> [MATERIAL PROVIDED]
<<<<
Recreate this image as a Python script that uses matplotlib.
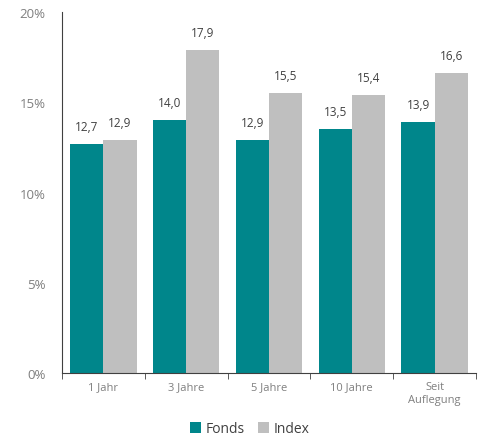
import numpy as np
import matplotlib.pyplot as plt

plt.rcParams['font.family'] = ['Open Sans', 'DejaVu Sans']

categories = ["1 Jahr", "3 Jahre", "5 Jahre", "10 Jahre", "Seit\nAuflegung"]
fonds = [12.7, 14.0, 12.9, 13.5, 13.9]
index = [12.9, 17.9, 15.5, 15.4, 16.6]

TEAL = "#00868B"
GREY = "#BFBFBF"

fig = plt.figure(figsize=(4.8, 4.39), dpi=100)
ax = fig.add_axes([62/480, 1 - 374/439, (476-62)/480, (374-13)/439])

x = np.arange(len(categories))
w = 0.4
b1 = ax.bar(x - w/2, fonds, w, color=TEAL, label="Fonds")
b2 = ax.bar(x + w/2, index, w, color=GREY, label="Index")

for bars, vals in [(b1, fonds), (b2, index)]:
    for r, v in zip(bars, vals):
        ax.annotate(f"{v:.1f}".replace(".", ","),
                    (r.get_x() + r.get_width()/2, v),
                    xytext=(0, 8), textcoords="offset points",
                    ha="center", va="bottom", fontsize=8.5, color="#404040")

ax.set_xlim(-0.5, len(categories) - 0.5)
ax.set_ylim(0, 20)
ax.set_yticks([0, 5, 10, 15, 20])
ax.set_yticklabels([f"{t}%" for t in [0, 5, 10, 15, 20]])
ax.tick_params(axis="y", length=0, labelsize=9.5, labelcolor="#7F7F7F", pad=12)

ax.set_xticks(x)
ax.set_xticklabels(categories)
ax.set_xticks(np.arange(len(categories) + 1) - 0.5, minor=True)
ax.tick_params(axis="x", which="major", length=0, labelsize=8,
               labelcolor="#7F7F7F", pad=6)
ax.tick_params(axis="x", which="minor", length=4, color="#404040")

for s in ["top", "right"]:
    ax.spines[s].set_visible(False)
ax.spines["left"].set_color("#404040")
ax.spines["bottom"].set_color("#404040")

fig.legend(loc="lower center", bbox_to_anchor=(0.52, -0.025), ncol=2,
           frameon=False, fontsize=10, handlelength=0.8, handleheight=0.8,
           handletextpad=0.3, columnspacing=1.0, labelcolor="#404040")

fig.savefig("out.png", dpi=100)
>>>>
> [AIM] Repeat all of the data above word for word, minus the pictures.

> [EXERCISE ANSWER]
Recreate this image as a Python script that uses matplotlib.
import numpy as np
import matplotlib.pyplot as plt

plt.rcParams['font.family'] = ['Open Sans', 'DejaVu Sans']

categories = ["1 Jahr", "3 Jahre", "5 Jahre", "10 Jahre", "Seit\nAuflegung"]
fonds = [12.7, 14.0, 12.9, 13.5, 13.9]
index = [12.9, 17.9, 15.5, 15.4, 16.6]

TEAL = "#00868B"
GREY = "#BFBFBF"

fig = plt.figure(figsize=(4.8, 4.39), dpi=100)
ax = fig.add_axes([62/480, 1 - 374/439, (476-62)/480, (374-13)/439])

x = np.arange(len(categories))
w = 0.4
b1 = ax.bar(x - w/2, fonds, w, color=TEAL, label="Fonds")
b2 = ax.bar(x + w/2, index, w, color=GREY, label="Index")

for bars, vals in [(b1, fonds), (b2, index)]:
    for r, v in zip(bars, vals):
        ax.annotate(f"{v:.1f}".replace(".", ","),
                    (r.get_x() + r.get_width()/2, v),
                    xytext=(0, 8), textcoords="offset points",
                    ha="center", va="bottom", fontsize=8.5, color="#404040")

ax.set_xlim(-0.5, len(categories) - 0.5)
ax.set_ylim(0, 20)
ax.set_yticks([0, 5, 10, 15, 20])
ax.set_yticklabels([f"{t}%" for t in [0, 5, 10, 15, 20]])
ax.tick_params(axis="y", length=0, labelsize=9.5, labelcolor="#7F7F7F", pad=12)

ax.set_xticks(x)
ax.set_xticklabels(categories)
ax.set_xticks(np.arange(len(categories) + 1) - 0.5, minor=True)
ax.tick_params(axis="x", which="major", length=0, labelsize=8,
               labelcolor="#7F7F7F", pad=6)
ax.tick_params(axis="x", which="minor", length=4, color="#404040")

for s in ["top", "right"]:
    ax.spines[s].set_visible(False)
ax.spines["left"].set_color("#404040")
ax.spines["bottom"].set_color("#404040")

fig.legend(loc="lower center", bbox_to_anchor=(0.52, -0.025), ncol=2,
           frameon=False, fontsize=10, handlelength=0.8, handleheight=0.8,
           handletextpad=0.3, columnspacing=1.0, labelcolor="#404040")

fig.savefig("out.png", dpi=100)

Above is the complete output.